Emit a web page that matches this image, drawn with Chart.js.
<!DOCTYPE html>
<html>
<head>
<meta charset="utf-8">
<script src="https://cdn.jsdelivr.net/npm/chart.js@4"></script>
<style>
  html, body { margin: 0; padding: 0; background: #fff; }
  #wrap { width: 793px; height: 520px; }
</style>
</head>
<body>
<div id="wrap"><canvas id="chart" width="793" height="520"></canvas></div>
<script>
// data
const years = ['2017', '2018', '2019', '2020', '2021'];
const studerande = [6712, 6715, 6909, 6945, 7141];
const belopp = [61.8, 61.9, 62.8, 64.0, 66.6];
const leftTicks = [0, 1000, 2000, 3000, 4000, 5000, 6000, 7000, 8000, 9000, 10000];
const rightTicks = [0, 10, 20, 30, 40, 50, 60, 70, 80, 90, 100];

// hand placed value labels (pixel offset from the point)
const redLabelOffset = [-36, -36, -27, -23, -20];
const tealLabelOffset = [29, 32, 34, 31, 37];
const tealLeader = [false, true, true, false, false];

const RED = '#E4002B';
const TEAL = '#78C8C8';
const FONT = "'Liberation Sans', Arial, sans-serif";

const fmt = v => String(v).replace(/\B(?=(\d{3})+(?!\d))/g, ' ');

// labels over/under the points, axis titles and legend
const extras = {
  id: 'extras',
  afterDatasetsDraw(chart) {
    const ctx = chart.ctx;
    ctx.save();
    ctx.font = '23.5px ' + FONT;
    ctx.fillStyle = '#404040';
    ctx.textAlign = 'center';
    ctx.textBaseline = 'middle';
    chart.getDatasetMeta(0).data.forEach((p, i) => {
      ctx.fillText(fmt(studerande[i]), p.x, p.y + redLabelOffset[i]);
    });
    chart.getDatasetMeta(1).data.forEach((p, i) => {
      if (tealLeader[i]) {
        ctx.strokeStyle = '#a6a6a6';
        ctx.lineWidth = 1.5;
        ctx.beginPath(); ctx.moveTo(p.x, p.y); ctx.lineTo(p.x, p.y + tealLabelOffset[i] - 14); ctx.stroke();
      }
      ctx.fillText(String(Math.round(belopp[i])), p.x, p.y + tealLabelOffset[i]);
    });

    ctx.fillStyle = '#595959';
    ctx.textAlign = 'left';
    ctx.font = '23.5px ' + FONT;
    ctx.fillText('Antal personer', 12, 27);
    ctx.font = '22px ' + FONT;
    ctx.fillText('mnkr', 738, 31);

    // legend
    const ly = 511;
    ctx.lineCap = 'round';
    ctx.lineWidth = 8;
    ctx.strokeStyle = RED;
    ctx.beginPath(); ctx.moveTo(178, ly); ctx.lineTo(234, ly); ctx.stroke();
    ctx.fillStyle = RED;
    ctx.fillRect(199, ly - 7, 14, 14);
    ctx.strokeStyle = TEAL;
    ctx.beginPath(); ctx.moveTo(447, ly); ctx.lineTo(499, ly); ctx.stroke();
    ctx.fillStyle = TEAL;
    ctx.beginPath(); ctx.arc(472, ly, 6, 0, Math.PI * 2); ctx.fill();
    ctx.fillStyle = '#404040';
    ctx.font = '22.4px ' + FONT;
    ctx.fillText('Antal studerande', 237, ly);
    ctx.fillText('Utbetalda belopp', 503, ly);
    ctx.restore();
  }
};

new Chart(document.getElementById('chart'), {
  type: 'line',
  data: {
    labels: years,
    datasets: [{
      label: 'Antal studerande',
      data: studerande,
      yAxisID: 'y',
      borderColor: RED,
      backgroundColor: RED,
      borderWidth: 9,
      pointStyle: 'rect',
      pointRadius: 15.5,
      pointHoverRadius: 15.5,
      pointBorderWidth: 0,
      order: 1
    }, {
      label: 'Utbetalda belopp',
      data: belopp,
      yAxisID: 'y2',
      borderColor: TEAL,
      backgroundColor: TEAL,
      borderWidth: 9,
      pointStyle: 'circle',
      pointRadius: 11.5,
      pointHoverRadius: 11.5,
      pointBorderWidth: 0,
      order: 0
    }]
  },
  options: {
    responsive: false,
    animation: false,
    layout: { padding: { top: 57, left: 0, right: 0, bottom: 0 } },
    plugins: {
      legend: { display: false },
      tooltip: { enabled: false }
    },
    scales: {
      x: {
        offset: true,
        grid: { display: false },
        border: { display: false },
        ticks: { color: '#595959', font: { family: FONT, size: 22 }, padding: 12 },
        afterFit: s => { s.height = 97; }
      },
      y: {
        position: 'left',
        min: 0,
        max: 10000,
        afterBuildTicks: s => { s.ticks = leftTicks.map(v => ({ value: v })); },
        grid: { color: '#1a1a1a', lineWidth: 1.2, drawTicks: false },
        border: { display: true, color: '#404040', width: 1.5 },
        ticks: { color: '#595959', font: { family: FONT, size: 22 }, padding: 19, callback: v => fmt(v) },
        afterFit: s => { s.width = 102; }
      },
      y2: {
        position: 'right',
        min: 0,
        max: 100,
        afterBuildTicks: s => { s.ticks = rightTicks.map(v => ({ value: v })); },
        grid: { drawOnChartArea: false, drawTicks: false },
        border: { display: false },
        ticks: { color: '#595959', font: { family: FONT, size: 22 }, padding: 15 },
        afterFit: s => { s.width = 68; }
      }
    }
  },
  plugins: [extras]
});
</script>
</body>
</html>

- **Work to do**
Make an exact copy of the material above.

- **Full answer**
Emit a web page that matches this image, drawn with Chart.js.
<!DOCTYPE html>
<html>
<head>
<meta charset="utf-8">
<script src="https://cdn.jsdelivr.net/npm/chart.js@4"></script>
<style>
  html, body { margin: 0; padding: 0; background: #fff; }
  #wrap { width: 793px; height: 520px; }
</style>
</head>
<body>
<div id="wrap"><canvas id="chart" width="793" height="520"></canvas></div>
<script>
// data
const years = ['2017', '2018', '2019', '2020', '2021'];
const studerande = [6712, 6715, 6909, 6945, 7141];
const belopp = [61.8, 61.9, 62.8, 64.0, 66.6];
const leftTicks = [0, 1000, 2000, 3000, 4000, 5000, 6000, 7000, 8000, 9000, 10000];
const rightTicks = [0, 10, 20, 30, 40, 50, 60, 70, 80, 90, 100];

// hand placed value labels (pixel offset from the point)
const redLabelOffset = [-36, -36, -27, -23, -20];
const tealLabelOffset = [29, 32, 34, 31, 37];
const tealLeader = [false, true, true, false, false];

const RED = '#E4002B';
const TEAL = '#78C8C8';
const FONT = "'Liberation Sans', Arial, sans-serif";

const fmt = v => String(v).replace(/\B(?=(\d{3})+(?!\d))/g, ' ');

// labels over/under the points, axis titles and legend
const extras = {
  id: 'extras',
  afterDatasetsDraw(chart) {
    const ctx = chart.ctx;
    ctx.save();
    ctx.font = '23.5px ' + FONT;
    ctx.fillStyle = '#404040';
    ctx.textAlign = 'center';
    ctx.textBaseline = 'middle';
    chart.getDatasetMeta(0).data.forEach((p, i) => {
      ctx.fillText(fmt(studerande[i]), p.x, p.y + redLabelOffset[i]);
    });
    chart.getDatasetMeta(1).data.forEach((p, i) => {
      if (tealLeader[i]) {
        ctx.strokeStyle = '#a6a6a6';
        ctx.lineWidth = 1.5;
        ctx.beginPath(); ctx.moveTo(p.x, p.y); ctx.lineTo(p.x, p.y + tealLabelOffset[i] - 14); ctx.stroke();
      }
      ctx.fillText(String(Math.round(belopp[i])), p.x, p.y + tealLabelOffset[i]);
    });

    ctx.fillStyle = '#595959';
    ctx.textAlign = 'left';
    ctx.font = '23.5px ' + FONT;
    ctx.fillText('Antal personer', 12, 27);
    ctx.font = '22px ' + FONT;
    ctx.fillText('mnkr', 738, 31);

    // legend
    const ly = 511;
    ctx.lineCap = 'round';
    ctx.lineWidth = 8;
    ctx.strokeStyle = RED;
    ctx.beginPath(); ctx.moveTo(178, ly); ctx.lineTo(234, ly); ctx.stroke();
    ctx.fillStyle = RED;
    ctx.fillRect(199, ly - 7, 14, 14);
    ctx.strokeStyle = TEAL;
    ctx.beginPath(); ctx.moveTo(447, ly); ctx.lineTo(499, ly); ctx.stroke();
    ctx.fillStyle = TEAL;
    ctx.beginPath(); ctx.arc(472, ly, 6, 0, Math.PI * 2); ctx.fill();
    ctx.fillStyle = '#404040';
    ctx.font = '22.4px ' + FONT;
    ctx.fillText('Antal studerande', 237, ly);
    ctx.fillText('Utbetalda belopp', 503, ly);
    ctx.restore();
  }
};

new Chart(document.getElementById('chart'), {
  type: 'line',
  data: {
    labels: years,
    datasets: [{
      label: 'Antal studerande',
      data: studerande,
      yAxisID: 'y',
      borderColor: RED,
      backgroundColor: RED,
      borderWidth: 9,
      pointStyle: 'rect',
      pointRadius: 15.5,
      pointHoverRadius: 15.5,
      pointBorderWidth: 0,
      order: 1
    }, {
      label: 'Utbetalda belopp',
      data: belopp,
      yAxisID: 'y2',
      borderColor: TEAL,
      backgroundColor: TEAL,
      borderWidth: 9,
      pointStyle: 'circle',
      pointRadius: 11.5,
      pointHoverRadius: 11.5,
      pointBorderWidth: 0,
      order: 0
    }]
  },
  options: {
    responsive: false,
    animation: false,
    layout: { padding: { top: 57, left: 0, right: 0, bottom: 0 } },
    plugins: {
      legend: { display: false },
      tooltip: { enabled: false }
    },
    scales: {
      x: {
        offset: true,
        grid: { display: false },
        border: { display: false },
        ticks: { color: '#595959', font: { family: FONT, size: 22 }, padding: 12 },
        afterFit: s => { s.height = 97; }
      },
      y: {
        position: 'left',
        min: 0,
        max: 10000,
        afterBuildTicks: s => { s.ticks = leftTicks.map(v => ({ value: v })); },
        grid: { color: '#1a1a1a', lineWidth: 1.2, drawTicks: false },
        border: { display: true, color: '#404040', width: 1.5 },
        ticks: { color: '#595959', font: { family: FONT, size: 22 }, padding: 19, callback: v => fmt(v) },
        afterFit: s => { s.width = 102; }
      },
      y2: {
        position: 'right',
        min: 0,
        max: 100,
        afterBuildTicks: s => { s.ticks = rightTicks.map(v => ({ value: v })); },
        grid: { drawOnChartArea: false, drawTicks: false },
        border: { display: false },
        ticks: { color: '#595959', font: { family: FONT, size: 22 }, padding: 15 },
        afterFit: s => { s.width = 68; }
      }
    }
  },
  plugins: [extras]
});
</script>
</body>
</html>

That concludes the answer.